2002-04-09 03:31:22+0200, Joakim Axelsson <[EMAIL PROTECTED]> ->

[snip problem]

I hate answering my own mails :-) But, I talked to Martin Josefsson and he
told me that my observatiosn was correct. So how did I solve this problem. I
think it can be nice for anyone else runing into this problem: 

Typically we initiate some memory in checkentry(). However we only do this
if userspace has set this point to NULL. This will mean that when changing
the table the match data struct will go from kernelspace to userspace and
back unchanged, including the pointer.
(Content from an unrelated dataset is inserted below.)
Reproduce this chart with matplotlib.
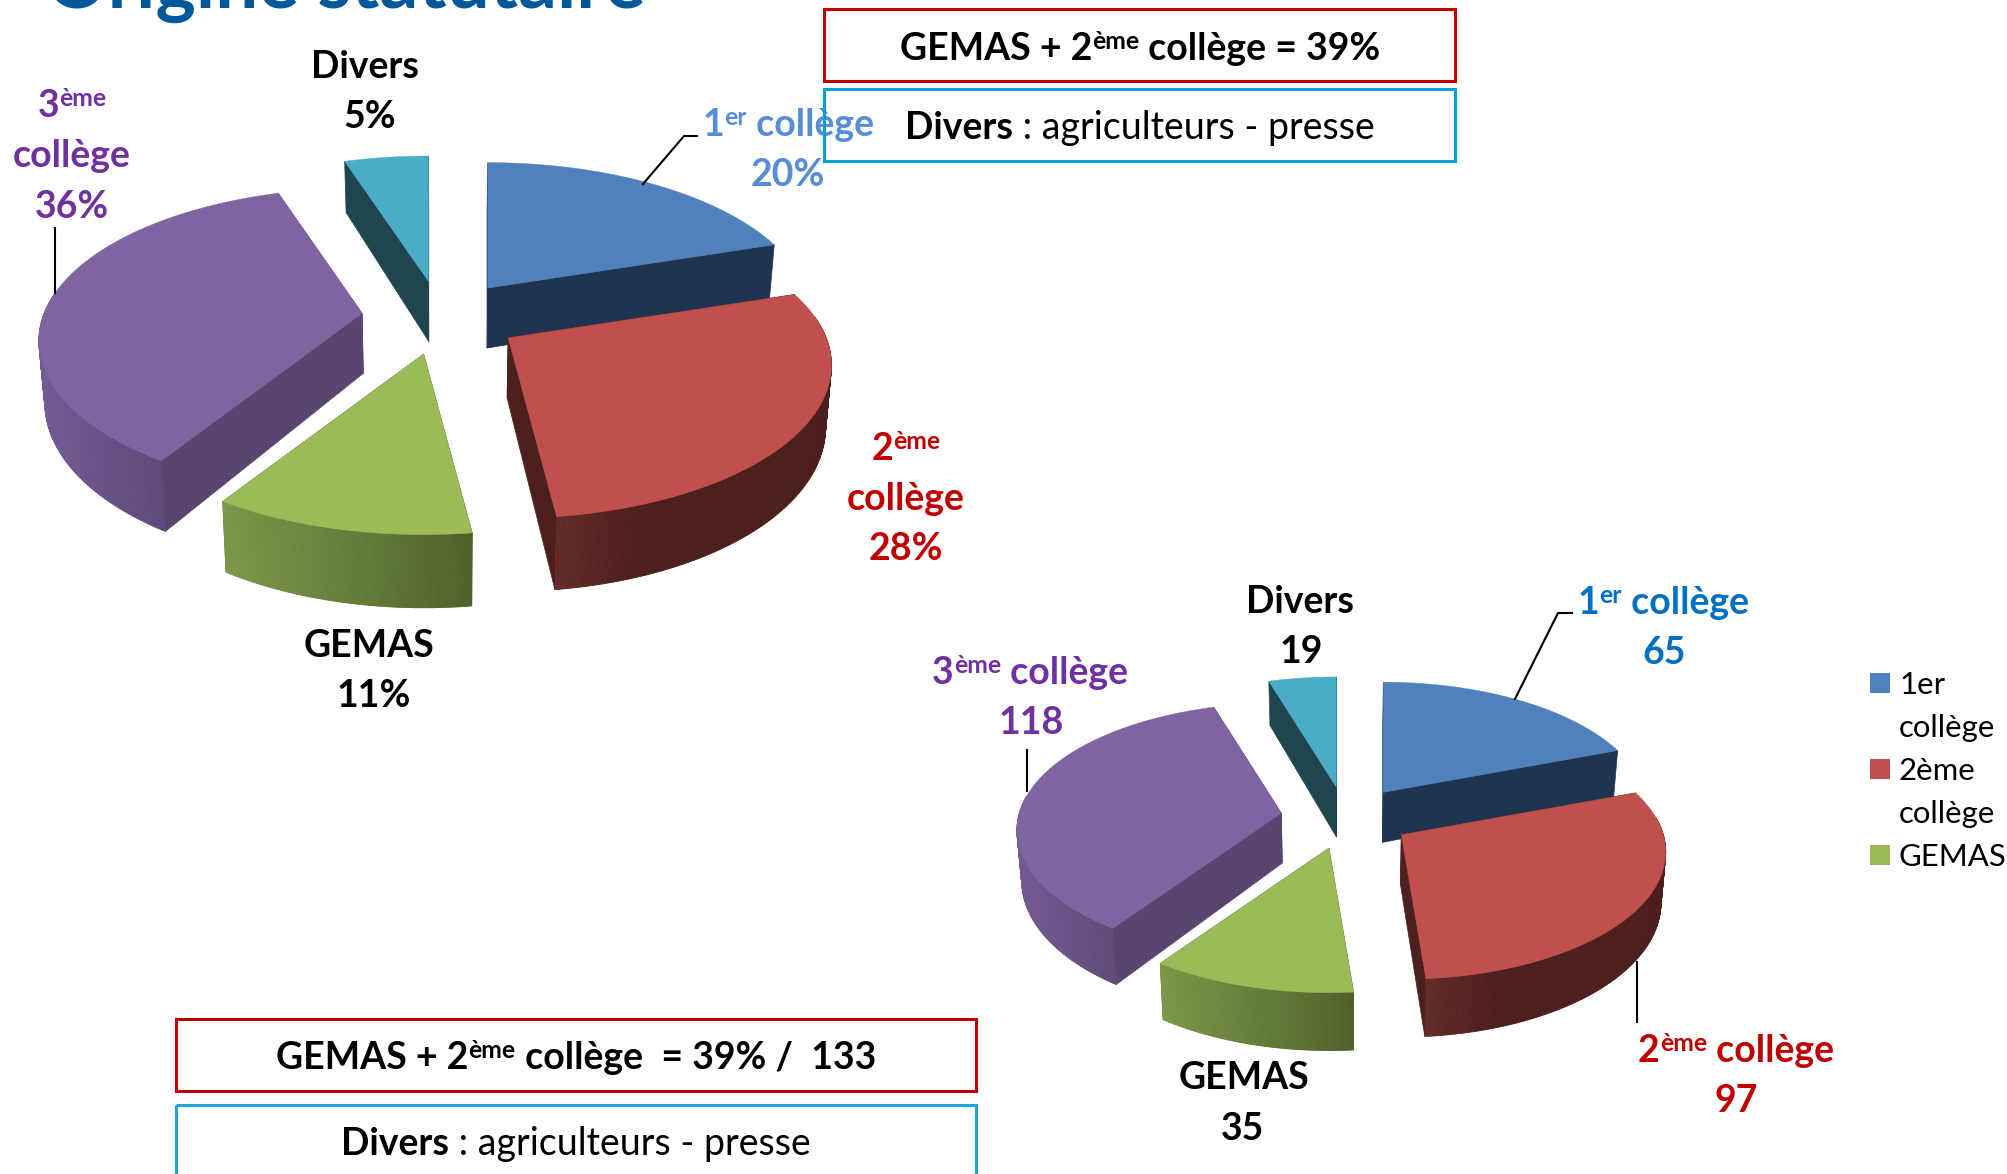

When checkentry is being runned again
it simple skips the init since it knows that it has already been initiated.
The problem is now destroy(), how do we know when we got an actually
destory() (our rule is remove) or just a destroy() because we changed
another rule and thuse "reloaded" this rule. Well use a reference counter to
help your pointer. Set the pointer to NULL and the reference counter to 0
when first "building" the match in userspace. First time we ever run
checkentry() in kernel we set the pointer to non NULL and the reference
counter to 1. Every second time checkentry() is being runned (pointer is non
NULL) on us we increase the reference count by 1. Every time destroy() is
being runned we start by decreasing the reference count by 1. If we hit 0 we
know that we are actually being deleted and we should deallocate the memory
we used.

Happy match/target writing with this tip :-)

I still can't find the doc for how to write a match/target tho? Maybe this
tip should be there? If not already.